The orchestra is not a gas. But the Maxwell-Boltzmann distribution describes it anyway.

References

  • Ames, C. (1989). The Markov process as a compositional model: A survey and tutorial. Leonardo, 22(2), 175–187. https://doi.org/10.2307/1575226

  • Jedrzejewski, F. (2006). Mathematical Theory of Music. Delatour France / IRCAM.

  • Nash, J. F. (1950). Equilibrium points in $n$-person games. Proceedings of the National Academy of Sciences, 36(1), 48–49. https://doi.org/10.1073/pnas.36.1.48

  • Nierhaus, G. (2009). Algorithmic Composition: Paradigms of Automated Music Generation. Springer.

  • Matossian, N. (2005). Xenakis (revised ed.). Moufflon Publications.

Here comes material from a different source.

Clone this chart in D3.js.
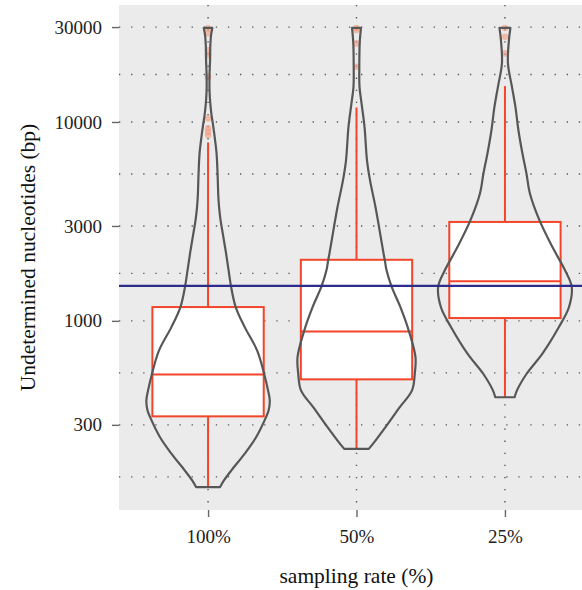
<!DOCTYPE html>
<html>
<head>
<meta charset="utf-8">
<script src="https://cdn.jsdelivr.net/npm/d3@7"></script>
<style>
  body { margin: 0; background: #fff; }
  text { font-family: 'Liberation Serif', 'DejaVu Serif', serif; }
</style>
</head>
<body>
<svg id="chart" width="582" height="590"></svg>
<script>
// sampling rates on the x axis
const groups = ['100%', '50%', '25%']

// violin outlines: [undetermined bp, relative density]
const violin100 = [[29700, 0.064], [27340, 0.045], [24350, 0.034], [20460, 0.03], [17200, 0.022], [14450, 0.022], [12430, 0.033], [10820, 0.052], [9640, 0.075], [8100, 0.105], [6970, 0.127], [5530, 0.142], [4280, 0.153], [3730, 0.165], [3210, 0.187], [2690, 0.225], [2190, 0.269], [1800, 0.307], [1490, 0.344], [1170, 0.415], [930, 0.549], [710, 0.734], [544, 0.838], [447, 0.898], [398, 0.924], [354, 0.906], [328, 0.868], [260, 0.719], [215, 0.549], [177, 0.349], [158, 0.24], [146, 0.18]]
const violin50 = [[29700, 0.067], [24920, 0.048], [18940, 0.042], [15020, 0.045], [12430, 0.075], [9450, 0.12], [6420, 0.157], [5100, 0.202], [3740, 0.284], [2970, 0.337], [2190, 0.404], [2020, 0.424], [1800, 0.449], [1490, 0.524], [1170, 0.659], [886, 0.786], [657, 0.883], [544, 0.873], [447, 0.831], [368, 0.648], [292, 0.434], [250, 0.284], [227, 0.184]]
const violin25 = [[29700, 0.082], [25800, 0.06], [19700, 0.045], [15020, 0.105], [11910, 0.157], [9090, 0.202], [6940, 0.262], [5510, 0.322], [4370, 0.374], [3210, 0.516], [2350, 0.711], [1800, 0.898], [1480, 1.0], [1170, 0.958], [931, 0.808], [684, 0.561], [542, 0.325], [447, 0.18], [413, 0.145]]
const violins = [violin100, violin50, violin25]

// box plot stats per group
const whiskerLow = [146, 227, 413]
const q1 = [331, 508, 1033]
const median = [538, 885, 1581]
const q3 = [1173, 2028, 3143]
const whiskerHigh = [7890, 11830, 15150]
const outliers = [
  [29550, 27880, 22980, 21690, 16870, 10410, 9307, 8917, 8582],
  [29700, 28970, 24830, 18940],
  [29700, 26820, 22120]
]

const refLine = 1500
const yTicks = [300, 1000, 3000, 10000, 30000]

const panel = { x: 119, y: 5, w: 475, h: 505 }

const boxColor = '#f2452a'
const violinColor = '#575757'
const gridColor = '#555'

const svg = d3.select('#chart')

// scales
const x =
  d3.scalePoint()
    .domain(groups)
    .range([panel.x, panel.x + panel.w])
    .padding(0.6)

const allValues = violins.flat().map(d => d[0]).concat(outliers.flat())
const lo = Math.log10(d3.min(allValues))
const hi = Math.log10(d3.max(allValues))
const pad = (hi - lo) * 0.05
const y =
  d3.scaleLog()
    .domain([10 ** (lo - pad), 10 ** (hi + pad)])
    .range([panel.y + panel.h, panel.y])

const maxDensity = d3.max(violins.flat(), d => d[1])
const w =
  d3.scaleLinear()
    .domain([0, maxDensity])
    .range([0, x.step() * 0.45])

// panel background
svg.append('rect')
  .attr('x', panel.x)
  .attr('y', panel.y)
  .attr('width', panel.w)
  .attr('height', panel.h)
  .attr('fill', '#ebebeb')

// grid: majors plus midpoints in log space (ggplot style minor breaks)
const majors = yTicks.map(Math.log10)
const step = majors[1] - majors[0]
const [dLo, dHi] = y.domain().map(Math.log10)
const ext = majors.slice()
if (dLo < ext[0]) ext.unshift(ext[0] - step)
if (dHi > ext[ext.length - 1]) ext.push(ext[ext.length - 1] + step)
const gridLogs = []
for (let i = 0; i < ext.length - 1; i++) {
  gridLogs.push(ext[i], (ext[i] + ext[i + 1]) / 2)
}
gridLogs.push(ext[ext.length - 1])
const gridVals = gridLogs.filter(l => l >= dLo && l <= dHi).map(l => 10 ** l)

const grid = svg.append('g').attr('class', 'grid')

grid.selectAll('.hgrid')
  .data(gridVals)
  .enter()
  .append('line')
    .attr('class', 'hgrid')
    .attr('x1', panel.x)
    .attr('x2', panel.x + panel.w)
    .attr('y1', d => y(d))
    .attr('y2', d => y(d))
    .attr('stroke', gridColor)
    .attr('stroke-width', 1.4)
    .attr('stroke-dasharray', '1.3 10.8')

grid.selectAll('.vgrid')
  .data(groups)
  .enter()
  .append('line')
    .attr('class', 'vgrid')
    .attr('x1', d => x(d))
    .attr('x2', d => x(d))
    .attr('y1', panel.y)
    .attr('y2', panel.y + panel.h)
    .attr('stroke', gridColor)
    .attr('stroke-width', 1.4)
    .attr('stroke-dasharray', '1.3 10.8')

// boxes
const boxW = x.step() * 0.75
const boxes =
  svg.selectAll('.box')
    .data(groups)
    .enter()
    .append('g')
      .attr('class', 'box')

boxes.append('line')
  .attr('x1', d => x(d))
  .attr('x2', d => x(d))
  .attr('y1', (d, i) => y(whiskerLow[i]))
  .attr('y2', (d, i) => y(q1[i]))
  .attr('stroke', boxColor)
  .attr('stroke-width', 2)

boxes.append('line')
  .attr('x1', d => x(d))
  .attr('x2', d => x(d))
  .attr('y1', (d, i) => y(whiskerHigh[i]))
  .attr('y2', (d, i) => y(q3[i]))
  .attr('stroke', boxColor)
  .attr('stroke-width', 2)

boxes.append('rect')
  .attr('x', d => x(d) - boxW / 2)
  .attr('width', boxW)
  .attr('y', (d, i) => y(q3[i]))
  .attr('height', (d, i) => y(q1[i]) - y(q3[i]))
  .attr('fill', '#fff')
  .attr('stroke', boxColor)
  .attr('stroke-width', 2)

boxes.append('line')
  .attr('x1', d => x(d) - boxW / 2)
  .attr('x2', d => x(d) + boxW / 2)
  .attr('y1', (d, i) => y(median[i]))
  .attr('y2', (d, i) => y(median[i]))
  .attr('stroke', boxColor)
  .attr('stroke-width', 2)

boxes.each(function (g, i) {
  d3.select(this)
    .selectAll('circle')
    .data(outliers[i])
    .enter()
    .append('circle')
      .attr('cx', x(g))
      .attr('cy', d => y(d))
      .attr('r', 3.3)
      .attr('fill', '#f29a7a')
      .attr('fill-opacity', 0.6)
})

// violins
violins.forEach((v, i) => {
  const cx = x(groups[i])
  const area =
    d3.area()
      .y(d => y(d[0]))
      .x0(d => cx - w(d[1]))
      .x1(d => cx + w(d[1]))
      .curve(d3.curveCatmullRom)

  svg.append('path')
    .datum(v)
    .attr('class', 'violin')
    .attr('d', area)
    .attr('fill', 'none')
    .attr('stroke', violinColor)
    .attr('stroke-width', 2.2)
    .attr('stroke-linejoin', 'round')
})

// reference line
svg.append('line')
  .attr('x1', panel.x)
  .attr('x2', panel.x + panel.w)
  .attr('y1', y(refLine))
  .attr('y2', y(refLine))
  .attr('stroke', '#2f2b8c')
  .attr('stroke-width', 2.4)

// axes
const yAxis =
  d3.axisLeft(y)
    .tickValues(yTicks)
    .tickFormat(d3.format('d'))
    .tickSize(7)
    .tickPadding(10)

const xAxis =
  d3.axisBottom(x)
    .tickSize(7)
    .tickPadding(13)

const gy = svg.append('g')
  .attr('transform', `translate(${panel.x}, 0)`)
  .call(yAxis)

const gx = svg.append('g')
  .attr('transform', `translate(0, ${panel.y + panel.h})`)
  .call(xAxis)

;[gx, gy].forEach(g => {
  g.select('.domain').remove()
  g.selectAll('.tick line').attr('stroke', '#666').attr('stroke-width', 1.4)
  g.selectAll('.tick text')
    .attr('fill', '#222')
    .style('font-size', '19px')
    .style('font-family', "'Liberation Serif', serif")
})

svg.append('text')
  .attr('transform', `translate(27, ${panel.y + panel.h / 2}) rotate(-90)`)
  .attr('text-anchor', 'middle')
  .attr('dy', '0.35em')
  .style('font-size', '21.5px')
  .attr('fill', '#111')
  .text('Undetermined nucleotides (bp)')

svg.append('text')
  .attr('x', panel.x + panel.w / 2)
  .attr('y', 583)
  .attr('text-anchor', 'middle')
  .style('font-size', '21.5px')
  .attr('fill', '#111')
  .text('sampling rate (%)')
</script>
</body>
</html>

  • Solomos, M. (Ed.). (2022). Meta-Xenakis. Open Book Publishers. https://doi.org/10.11647/OBP.0313

  • von Neumann, J. (1928). Zur Theorie der Gesellschaftsspiele. Mathematische Annalen, 100(1), 295–320. https://doi.org/10.1007/BF01448847

  • von Neumann, J., & Morgenstern, O. (1944). Theory of Games and Economic Behavior. Princeton University Press.

  • Xenakis, I. (1992). Formalized Music: Thought and Mathematics in Composition (revised ed.). Pendragon Press. (Originally published as Musiques formelles, La Revue Musicale, 1963.)

Changelog

  • 2026-01-14: Corrected the description of Stratégie (1962): each conductor has nineteen tactics (six basic plus thirteen combinatorial), with a 19 x 19 payoff matrix — not six tactics and a 6 x 6 matrix. The six-tactic, 6 x 6 description applies to the earlier Duel (1959).
  • 2026-01-14: Added “in April 1963” to the Stratégie premiere sentence. The composition date is 1962; the premiere took place on 25 April 1963 at the Venice Biennale.
  • 2026-01-14: Changed “studying briefly with Honegger” to “approaching Honegger (who was too ill to teach).” Xenakis sought instruction from Honegger circa 1949, but Honegger was in declining health and did not take him as a student.